Recorded data:
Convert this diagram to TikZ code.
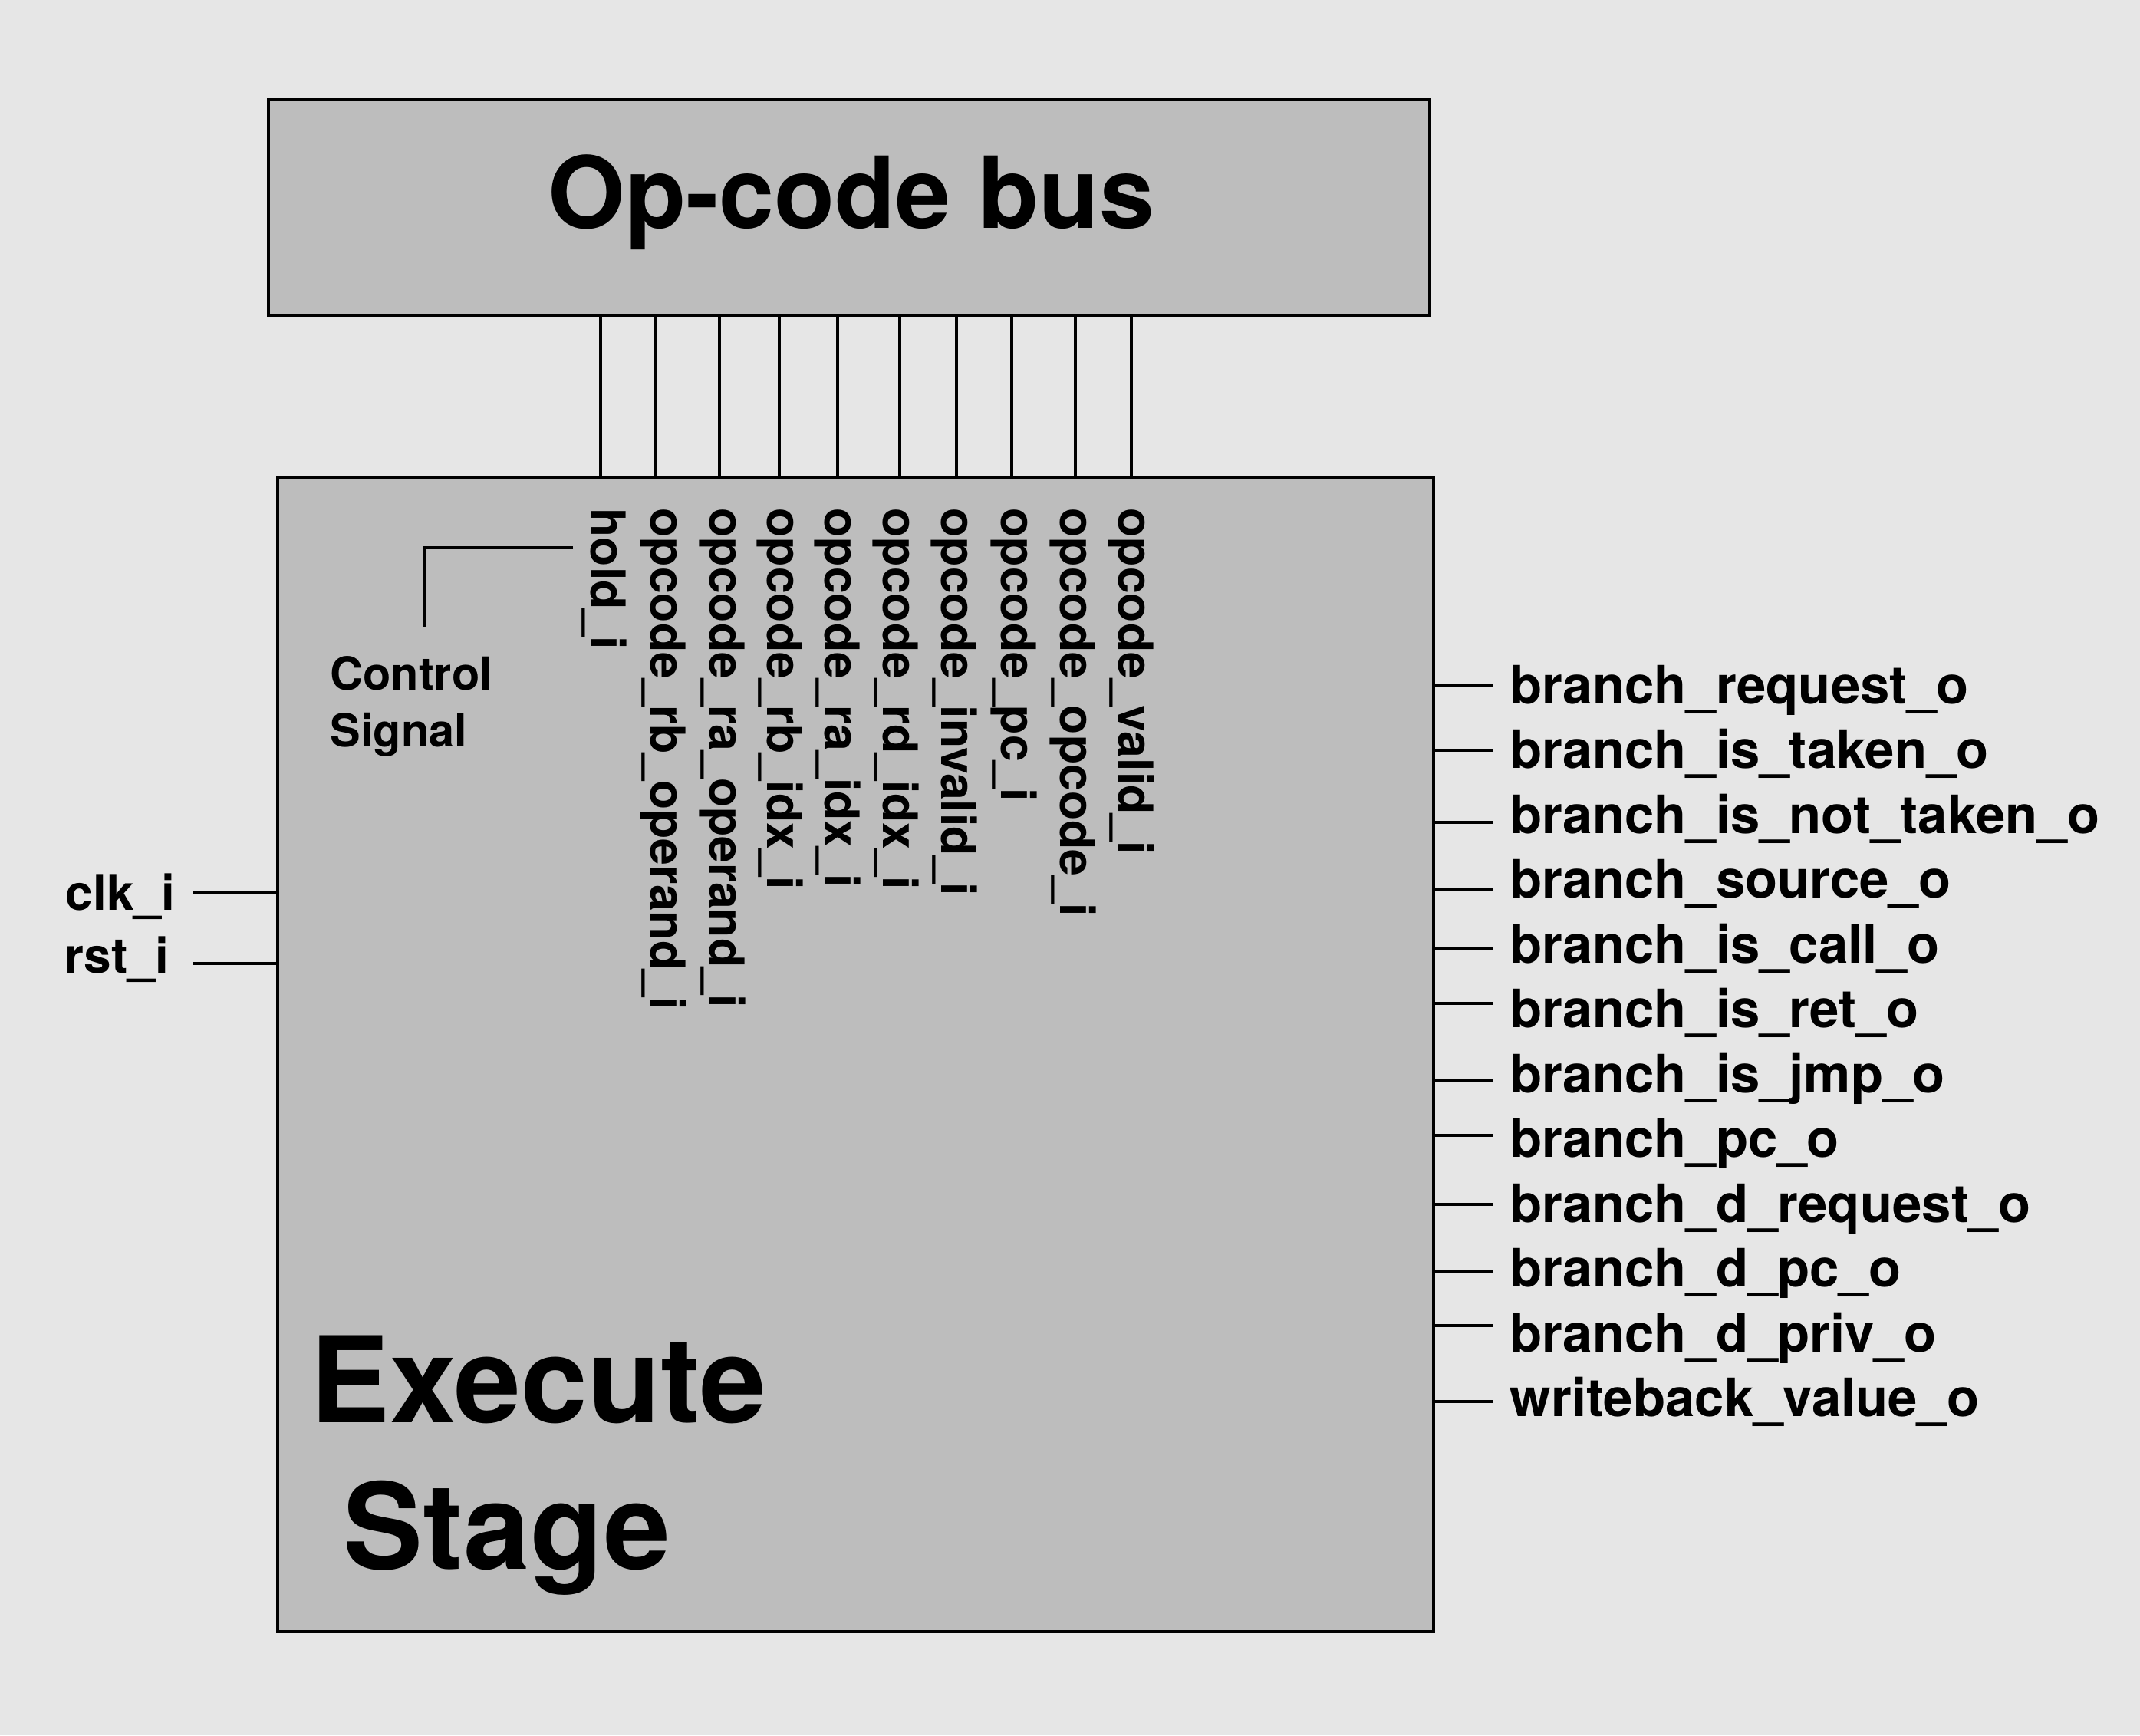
\documentclass[tikz,border=0pt]{standalone}
\usepackage{fontspec}
\setmainfont{TeX Gyre Heros}
\definecolor{pagegray}{HTML}{E6E6E6}
\definecolor{blockgray}{HTML}{BDBDBD}
\tikzset{
  block/.style={draw=black, line width=1.2pt, fill=blockgray, inner sep=0pt},
  wire/.style={draw=black, line width=1.1pt},
  portlbl/.style={inner sep=0pt, anchor=base west, font=\fontsize{19.6}{23}\selectfont\bfseries},
  inlbl/.style={inner sep=0pt, anchor=base west, font=\fontsize{18.2}{21}\selectfont\bfseries},
  buslbl/.style={inner sep=0pt, rotate=-90, anchor=base west, font=\fontsize{17.8}{21}\selectfont\bfseries},
}

\begin{document}
\begin{tikzpicture}[x=0.1mm,y=-0.1mm]
\useasboundingbox (0,0) rectangle (2790,2262);
\fill [pagegray] (0,0) rectangle (2790,2262);

% op-code bus
\node [block, minimum width=151.4mm, minimum height=28.1mm] (bus) at (1107,270.5) {};
\node [anchor=base, inner sep=0pt, font=\fontsize{36.8}{44}\selectfont\bfseries] (bustitle) at (1110,298) {Op-code bus};

% execute stage
\node [block, minimum width=150.7mm, minimum height=150.5mm] (exec) at (1115.5,1374.5) {};
\node [anchor=north west, inner sep=0pt, align=left, font=\fontsize{44.3}{54.5}\selectfont\bfseries] (title) at (404,1740) {Execute\\\ Stage};

% wires from the bus
\foreach \x in {783,854,938,1016,1092,1173,1247,1319,1402,1475}
  \draw [wire] (\x,0 |- bus.south) -- (\x,0 |- exec.north);

% bus signal names
\foreach \x/\n/\txt in {770/hold/hold\_i, 848/rbop/opcode\_rb\_operand\_i,
    925/raop/opcode\_ra\_operand\_i, 1000/rbidx/opcode\_rb\_idx\_i,
    1075/raidx/opcode\_ra\_idx\_i, 1151/rdidx/opcode\_rd\_idx\_i,
    1227/inval/opcode\_invalid\_i, 1305/pc/opcode\_pc\_i,
    1382/opc/opcode\_opcode\_i, 1458/valid/opcode\_valid\_i}
  \node [buslbl] (\n) at (\x,662) {\txt};

% control signal
\node [anchor=north west, inner sep=0pt, align=left, font=\fontsize{16.9}{20.9}\selectfont\bfseries] (ctl) at (430,855) {Control\\Signal};
\coordinate (holdtap) at (747,714);
\coordinate (ctltap) at (553,817);
\draw [wire] (holdtap) -| (ctltap);

% clock and reset
\node [inlbl] (clk) at (85,1186) {clk\_i};
\node [inlbl] (rst) at (84,1268) {rst\_i};
\coordinate (clktap) at (252,1164);
\coordinate (rsttap) at (252,1256);
\draw [wire] (clktap) -- (clktap -| exec.west);
\draw [wire] (rsttap) -- (rsttap -| exec.west);

% outputs
\foreach \k/\yw/\txt in {0/893/branch\_request\_o, 1/978/branch\_is\_taken\_o,
    2/1072/branch\_is\_not\_taken\_o, 3/1159/branch\_source\_o,
    4/1237/branch\_is\_call\_o, 5/1308/branch\_is\_ret\_o,
    6/1408/branch\_is\_jmp\_o, 7/1480/branch\_pc\_o,
    8/1570/branch\_d\_request\_o, 9/1658/branch\_d\_pc\_o,
    10/1728/branch\_d\_priv\_o, 11/1827/writeback\_value\_o}
{
  \node [portlbl] (out\k) at (1968,{917+84.5*\k}) {\txt};
  \draw [wire] (exec.east |- 0,\yw) -- ++(76,0);
}
\end{tikzpicture}
\end{document}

Task goal:
Using the material above, set down every line exactly, but skip the pictures.

Reply to the exercise:
Convert this diagram to TikZ code.
\documentclass[tikz,border=0pt]{standalone}
\usepackage{fontspec}
\setmainfont{TeX Gyre Heros}
\definecolor{pagegray}{HTML}{E6E6E6}
\definecolor{blockgray}{HTML}{BDBDBD}
\tikzset{
  block/.style={draw=black, line width=1.2pt, fill=blockgray, inner sep=0pt},
  wire/.style={draw=black, line width=1.1pt},
  portlbl/.style={inner sep=0pt, anchor=base west, font=\fontsize{19.6}{23}\selectfont\bfseries},
  inlbl/.style={inner sep=0pt, anchor=base west, font=\fontsize{18.2}{21}\selectfont\bfseries},
  buslbl/.style={inner sep=0pt, rotate=-90, anchor=base west, font=\fontsize{17.8}{21}\selectfont\bfseries},
}

\begin{document}
\begin{tikzpicture}[x=0.1mm,y=-0.1mm]
\useasboundingbox (0,0) rectangle (2790,2262);
\fill [pagegray] (0,0) rectangle (2790,2262);

% op-code bus
\node [block, minimum width=151.4mm, minimum height=28.1mm] (bus) at (1107,270.5) {};
\node [anchor=base, inner sep=0pt, font=\fontsize{36.8}{44}\selectfont\bfseries] (bustitle) at (1110,298) {Op-code bus};

% execute stage
\node [block, minimum width=150.7mm, minimum height=150.5mm] (exec) at (1115.5,1374.5) {};
\node [anchor=north west, inner sep=0pt, align=left, font=\fontsize{44.3}{54.5}\selectfont\bfseries] (title) at (404,1740) {Execute\\\ Stage};

% wires from the bus
\foreach \x in {783,854,938,1016,1092,1173,1247,1319,1402,1475}
  \draw [wire] (\x,0 |- bus.south) -- (\x,0 |- exec.north);

% bus signal names
\foreach \x/\n/\txt in {770/hold/hold\_i, 848/rbop/opcode\_rb\_operand\_i,
    925/raop/opcode\_ra\_operand\_i, 1000/rbidx/opcode\_rb\_idx\_i,
    1075/raidx/opcode\_ra\_idx\_i, 1151/rdidx/opcode\_rd\_idx\_i,
    1227/inval/opcode\_invalid\_i, 1305/pc/opcode\_pc\_i,
    1382/opc/opcode\_opcode\_i, 1458/valid/opcode\_valid\_i}
  \node [buslbl] (\n) at (\x,662) {\txt};

% control signal
\node [anchor=north west, inner sep=0pt, align=left, font=\fontsize{16.9}{20.9}\selectfont\bfseries] (ctl) at (430,855) {Control\\Signal};
\coordinate (holdtap) at (747,714);
\coordinate (ctltap) at (553,817);
\draw [wire] (holdtap) -| (ctltap);

% clock and reset
\node [inlbl] (clk) at (85,1186) {clk\_i};
\node [inlbl] (rst) at (84,1268) {rst\_i};
\coordinate (clktap) at (252,1164);
\coordinate (rsttap) at (252,1256);
\draw [wire] (clktap) -- (clktap -| exec.west);
\draw [wire] (rsttap) -- (rsttap -| exec.west);

% outputs
\foreach \k/\yw/\txt in {0/893/branch\_request\_o, 1/978/branch\_is\_taken\_o,
    2/1072/branch\_is\_not\_taken\_o, 3/1159/branch\_source\_o,
    4/1237/branch\_is\_call\_o, 5/1308/branch\_is\_ret\_o,
    6/1408/branch\_is\_jmp\_o, 7/1480/branch\_pc\_o,
    8/1570/branch\_d\_request\_o, 9/1658/branch\_d\_pc\_o,
    10/1728/branch\_d\_priv\_o, 11/1827/writeback\_value\_o}
{
  \node [portlbl] (out\k) at (1968,{917+84.5*\k}) {\txt};
  \draw [wire] (exec.east |- 0,\yw) -- ++(76,0);
}
\end{tikzpicture}
\end{document}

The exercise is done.